A heated discussion over what to do with 316 producing wells took place last week in Wyoming. The Wyoming Oil and Gas Conservation Commission decided Tuesday to plug the wells, which once belonged to BW Oil LLC, and forfeit a $168,000 bond on the field, reports Casper Star Tribune. The company violated a July 2014 order to clean up oil spills and fix inadequately cased wells.

In 2015, the field produced $159,000 worth of oil, but cost $196,000 to operate, according to a third party which manages the field.

“I think the last thing we want is to plug producing wells, (but) putting more oil into these facilities that would not be my highest priority,” said Commissioner Tom Drean, due to the poor condition of the field.

BW Oil was facing fines of $25,000, and a loss of its well bond, if it failed to comply with the 2014 order.
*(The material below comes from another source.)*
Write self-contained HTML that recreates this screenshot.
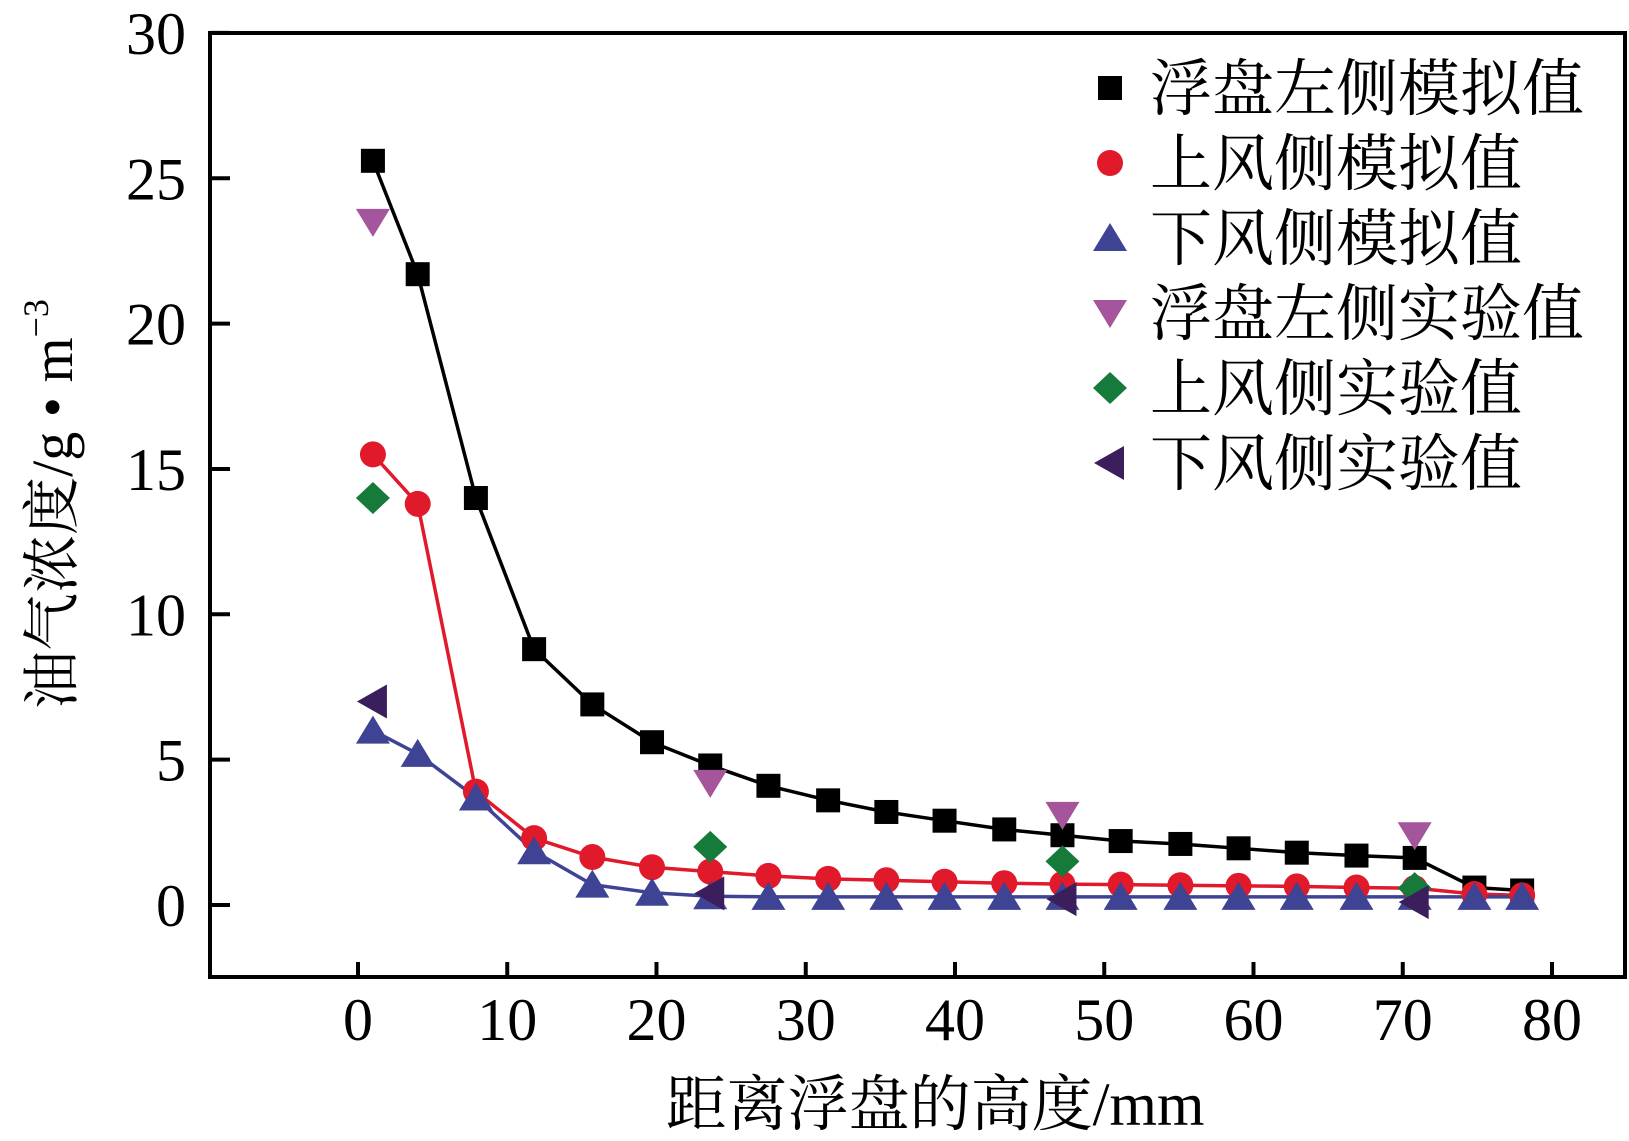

Questions were raised Tuesday if the fines should be raised further. They could potentially reach as high as $2 million.

Assistant Attorney General Eric Easton saw little reason to pursue higher fines, as BW Oil has no money with which to pay.

“That would suggest that we shouldn’t have fines,” Governor Matt Mead commented.

Wyoming may plug as many as 662 coal-bed methane wells in 2016 as well

In addition to concerns over the condition of BW Oil’s assets, Wyoming Oil and Gas Conservation Commission also plans to begin plugging some 3,000 wells once owned by now-defunct Patriot Energy, a subsidiary of High Plains Gas Inc., according to the Casper Journal.

Cost estimates have run as high as $30 million for the state to plug all of the wells. The commission was told upwards of 662 coal bed methane wells could be plugged this year, roughly doubling the amount originally planned.

An order was approved last week against Patriot and High Plains declaring its well field equipment abandoned, and forfeited to the state. It will be sold to help cover the costs associated with plugging the wells.

“I am concerned,” said Governor Mead. “We’re dealing with wells that didn’t survive when we had relatively very strong market for oil and gas, and now we have this downturn where even maybe some of your operators who are, in relative terms, pretty well capitalized, I think they’re going to be challenged—so I am worried about it.”